I don't really know that "overpopulation" is really the problem. I bought a clapped out, overgrazed ranch in the interior of BC. I went from no income, to a viable farm, by simply putting in the work, using organic methods, french intensive and boundary methods, and building the soil.
Land that 10 years ago, fed nobody, feed's roughly 10,000 now.
Our power comes from wind and solar, and if I were doing the install today, I could install 3x the system for the same price.
I havn't even tried to "monetize" carbon offsets.
This summer, the big project is to put in Peruvian Pit Greenhouses, and a water feed, so we can grow market crops all winter, off passive solar and "geothermal", ( dug below the frost line).
But then, when we lived in Maple Ridge, we didn't buy much produce, fruit, vedge or eggs, due to raised beds and a couple of chickens on a suburban lot.
Come to think of it, a long time ago, when I lived on the Drive, in a 3rd floor Apartment, didn't buy any herbs, carrots, onions, salad greens or tomatoes either.
The only geoengineering worth chasing, is carbon capture.
Jay, what I was trying to convey is that much of the world falls into one of two camps: the overpopulated and the overconsumptive. Canada, like most of the developed world, falls into the second camp. We consume far more than our "fair share" of the world's resources, especially fossil energy. I regularly get comments pointing fingers at the overpopulated countries as the real ecological problem.
It's a finite planet that can only sustain a limited human population. We now consume renewables by a factor of 1.7 and increasing with each passing year. We do that by raiding the Earth's dwindling resource reserves. We have grown our economy well beyond the Earth's carrying capacity. Whether you consider Earth a spaceship or a lifeboat, our excessive ecological footprint is not survivable. It's estimated we have so encroached on nature that we've reduced stocks of wildlife, marine and terrestrial, by half in just the past 40 years. And yet in the halls of power around the world that issue doesn't even come up in discussion. If it did we would have to abandon perpetual, exponential growth and the idea of that is heresy even to "enlightened" leaders such as Trudeau.

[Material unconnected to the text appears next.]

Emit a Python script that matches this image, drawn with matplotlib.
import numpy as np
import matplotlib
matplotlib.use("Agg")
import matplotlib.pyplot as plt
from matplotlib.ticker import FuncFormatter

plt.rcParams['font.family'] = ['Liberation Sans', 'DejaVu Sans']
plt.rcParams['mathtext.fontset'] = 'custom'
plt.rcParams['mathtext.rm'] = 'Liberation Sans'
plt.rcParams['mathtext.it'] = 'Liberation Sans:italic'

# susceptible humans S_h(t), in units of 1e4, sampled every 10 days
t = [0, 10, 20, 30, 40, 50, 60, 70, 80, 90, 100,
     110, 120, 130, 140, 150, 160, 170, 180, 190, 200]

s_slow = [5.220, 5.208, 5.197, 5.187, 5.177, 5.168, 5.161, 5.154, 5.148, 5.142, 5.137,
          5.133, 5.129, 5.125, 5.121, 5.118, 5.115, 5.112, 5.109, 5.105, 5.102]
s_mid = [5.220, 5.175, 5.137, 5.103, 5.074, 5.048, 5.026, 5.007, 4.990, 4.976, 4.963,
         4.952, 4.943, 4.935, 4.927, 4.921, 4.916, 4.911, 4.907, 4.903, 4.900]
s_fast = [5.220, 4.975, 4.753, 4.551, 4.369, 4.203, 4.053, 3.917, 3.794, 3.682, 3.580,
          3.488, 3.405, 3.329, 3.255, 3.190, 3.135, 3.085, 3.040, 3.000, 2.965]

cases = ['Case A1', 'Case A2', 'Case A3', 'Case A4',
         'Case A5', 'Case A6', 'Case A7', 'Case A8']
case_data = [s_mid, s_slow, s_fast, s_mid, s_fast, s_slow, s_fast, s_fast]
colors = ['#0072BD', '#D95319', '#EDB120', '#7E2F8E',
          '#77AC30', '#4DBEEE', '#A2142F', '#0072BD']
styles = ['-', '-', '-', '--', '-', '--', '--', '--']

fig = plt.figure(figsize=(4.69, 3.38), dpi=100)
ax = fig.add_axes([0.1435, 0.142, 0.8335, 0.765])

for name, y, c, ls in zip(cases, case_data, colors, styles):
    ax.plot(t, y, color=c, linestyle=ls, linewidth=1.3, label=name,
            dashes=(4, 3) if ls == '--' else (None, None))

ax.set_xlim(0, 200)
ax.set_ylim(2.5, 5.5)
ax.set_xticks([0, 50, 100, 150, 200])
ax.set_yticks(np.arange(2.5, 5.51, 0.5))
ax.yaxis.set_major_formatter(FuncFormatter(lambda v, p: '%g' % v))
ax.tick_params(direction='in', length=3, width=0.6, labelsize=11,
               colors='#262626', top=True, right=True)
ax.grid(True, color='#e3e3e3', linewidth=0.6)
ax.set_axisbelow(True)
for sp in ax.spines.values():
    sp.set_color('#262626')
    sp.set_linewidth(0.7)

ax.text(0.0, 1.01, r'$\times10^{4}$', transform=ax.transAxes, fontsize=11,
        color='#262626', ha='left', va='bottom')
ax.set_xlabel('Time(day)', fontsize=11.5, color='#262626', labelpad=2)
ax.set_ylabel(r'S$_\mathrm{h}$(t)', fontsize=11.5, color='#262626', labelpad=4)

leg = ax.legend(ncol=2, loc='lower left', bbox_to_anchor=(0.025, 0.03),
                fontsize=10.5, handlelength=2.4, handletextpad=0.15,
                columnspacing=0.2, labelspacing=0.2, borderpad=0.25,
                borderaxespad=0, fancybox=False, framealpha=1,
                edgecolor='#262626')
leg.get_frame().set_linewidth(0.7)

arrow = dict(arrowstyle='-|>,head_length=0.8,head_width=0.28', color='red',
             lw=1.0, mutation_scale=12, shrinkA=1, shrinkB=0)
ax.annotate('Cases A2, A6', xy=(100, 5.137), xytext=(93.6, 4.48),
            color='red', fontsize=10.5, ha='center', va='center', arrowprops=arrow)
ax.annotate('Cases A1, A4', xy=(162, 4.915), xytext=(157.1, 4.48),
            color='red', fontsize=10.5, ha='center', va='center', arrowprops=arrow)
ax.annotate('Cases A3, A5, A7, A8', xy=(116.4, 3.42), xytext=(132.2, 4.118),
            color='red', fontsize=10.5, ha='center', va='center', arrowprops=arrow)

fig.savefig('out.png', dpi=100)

Canada stands with just a handful of other nations that remain in ecological surplus but that results from the vast size of our territory coupled with our minuscule population. That does, however, take some of the wind from the sails of those who believe that continued growth is now a problem, not a blessing.

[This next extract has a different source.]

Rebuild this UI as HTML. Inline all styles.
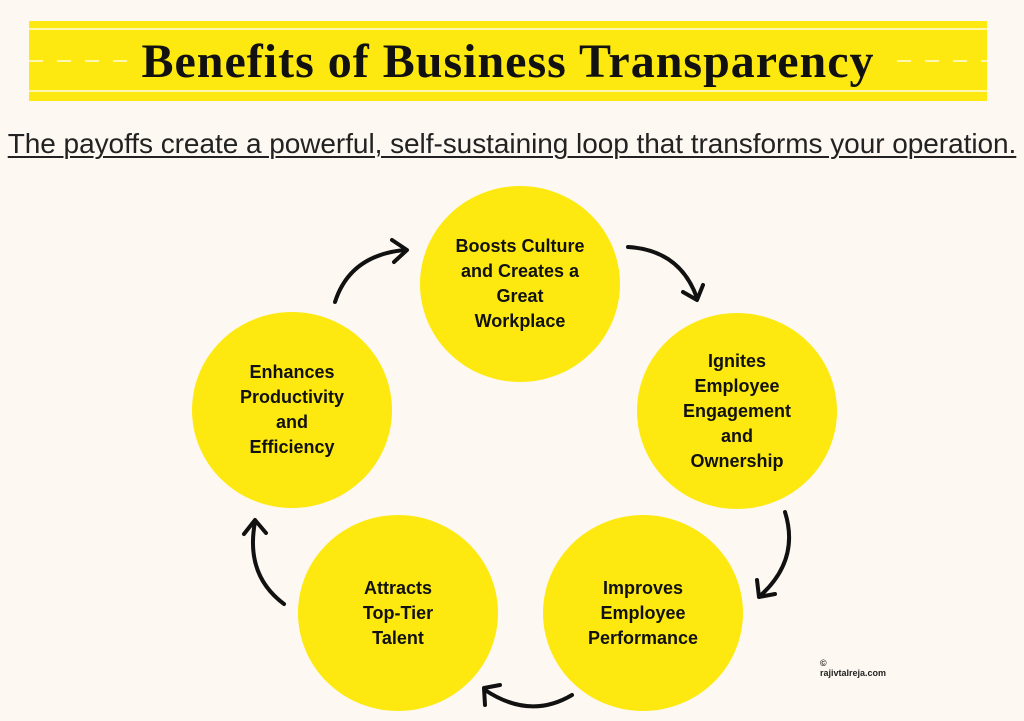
<!DOCTYPE html>
<html><head><meta charset="utf-8"><style>
body{margin:0;width:1024px;height:721px;background:#fdf8f1;position:relative;overflow:hidden;font-family:"Liberation Sans",sans-serif}
.ban{position:absolute;left:29px;top:21px;width:958px;height:80px;background:#fde910}
.l{position:absolute;left:0;width:958px;height:2px;background:#fff6b0}
.t{position:absolute;left:0;width:958px;top:13px;text-align:center;font-family:"Liberation Serif",serif;font-weight:bold;font-size:48px;color:#111;letter-spacing:1px}
.sub{position:absolute;left:0;width:1024px;top:128px;text-align:center;font-size:28px;color:#222;text-decoration:underline;text-decoration-thickness:2px;text-underline-offset:3px;letter-spacing:-0.05px;white-space:nowrap}
.c{position:absolute;width:200px;height:196px;border-radius:50%;background:#fde910;display:flex;align-items:center;justify-content:center;text-align:center;font-weight:bold;font-size:18px;line-height:25px;color:#111}
.wm{position:absolute;left:820px;top:658px;font-size:9px;font-weight:bold;color:#222}
</style></head><body>
<div class="ban">
<div class="l" style="top:7px"></div><div class="l" style="top:69px"></div>
<div style="position:absolute;left:0;top:39px;width:958px;height:2px;background:repeating-linear-gradient(90deg,#fff6b0 0 14px,transparent 14px 28px)"></div>
<div class="t"><span style="background:#fde910;padding:0 12px">Benefits of Business Transparency</span></div>
</div>
<div class="sub">The payoffs create a powerful, self-sustaining loop that transforms your operation.</div>
<div class="c" style="left:420px;top:186px">Boosts Culture<br>and Creates a<br>Great<br>Workplace</div>
<div class="c" style="left:637px;top:313px">Ignites<br>Employee<br>Engagement<br>and<br>Ownership</div>
<div class="c" style="left:543px;top:515px">Improves<br>Employee<br>Performance</div>
<div class="c" style="left:298px;top:515px">Attracts<br>Top-Tier<br>Talent</div>
<div class="c" style="left:192px;top:312px">Enhances<br>Productivity<br>and<br>Efficiency</div>
<svg width="1024" height="721" style="position:absolute;left:0;top:0" fill="none" stroke="#111" stroke-width="4" stroke-linecap="round" stroke-linejoin="round">
<path d="M335 302 Q350 255 405 250"/><path d="M392 240 L407 250 L394 262"/>
<path d="M628 247 Q680 250 697 298"/><path d="M683 292 L697 300 L703 285"/>
<path d="M785 512 Q800 560 760 596"/><path d="M757 580 L759 597 L775 594"/>
<path d="M572 695 Q530 720 485 690"/><path d="M485 705 L484 688 L500 685"/>
<path d="M284 604 Q245 575 255 522"/><path d="M244 534 L255 520 L266 533"/>
</svg>
<div class="wm">©<br>rajivtalreja.com</div>
</body></html>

If you take GDP as a function of resources, production, consumption and waste, you have the formula for our civilization's downfall. Now that we've mastered the dark art of anthropogenic climate change, we've entered the realm beyond economic collapse and into possible extinction. Yet no leader or group of leaders has the courage to address that.
Every nation on the planet, with the exception of a lucky half dozen, is living in ecological deficit, overshoot (a condition I've chronicled at length on this blog). For some that's a result of overpopulation. For others it results from rapacious excess consumption. Both camps need to initiate what James Lovelock once termed "sustainable retreat." The alternative is self-destruction. It's really as simple as that.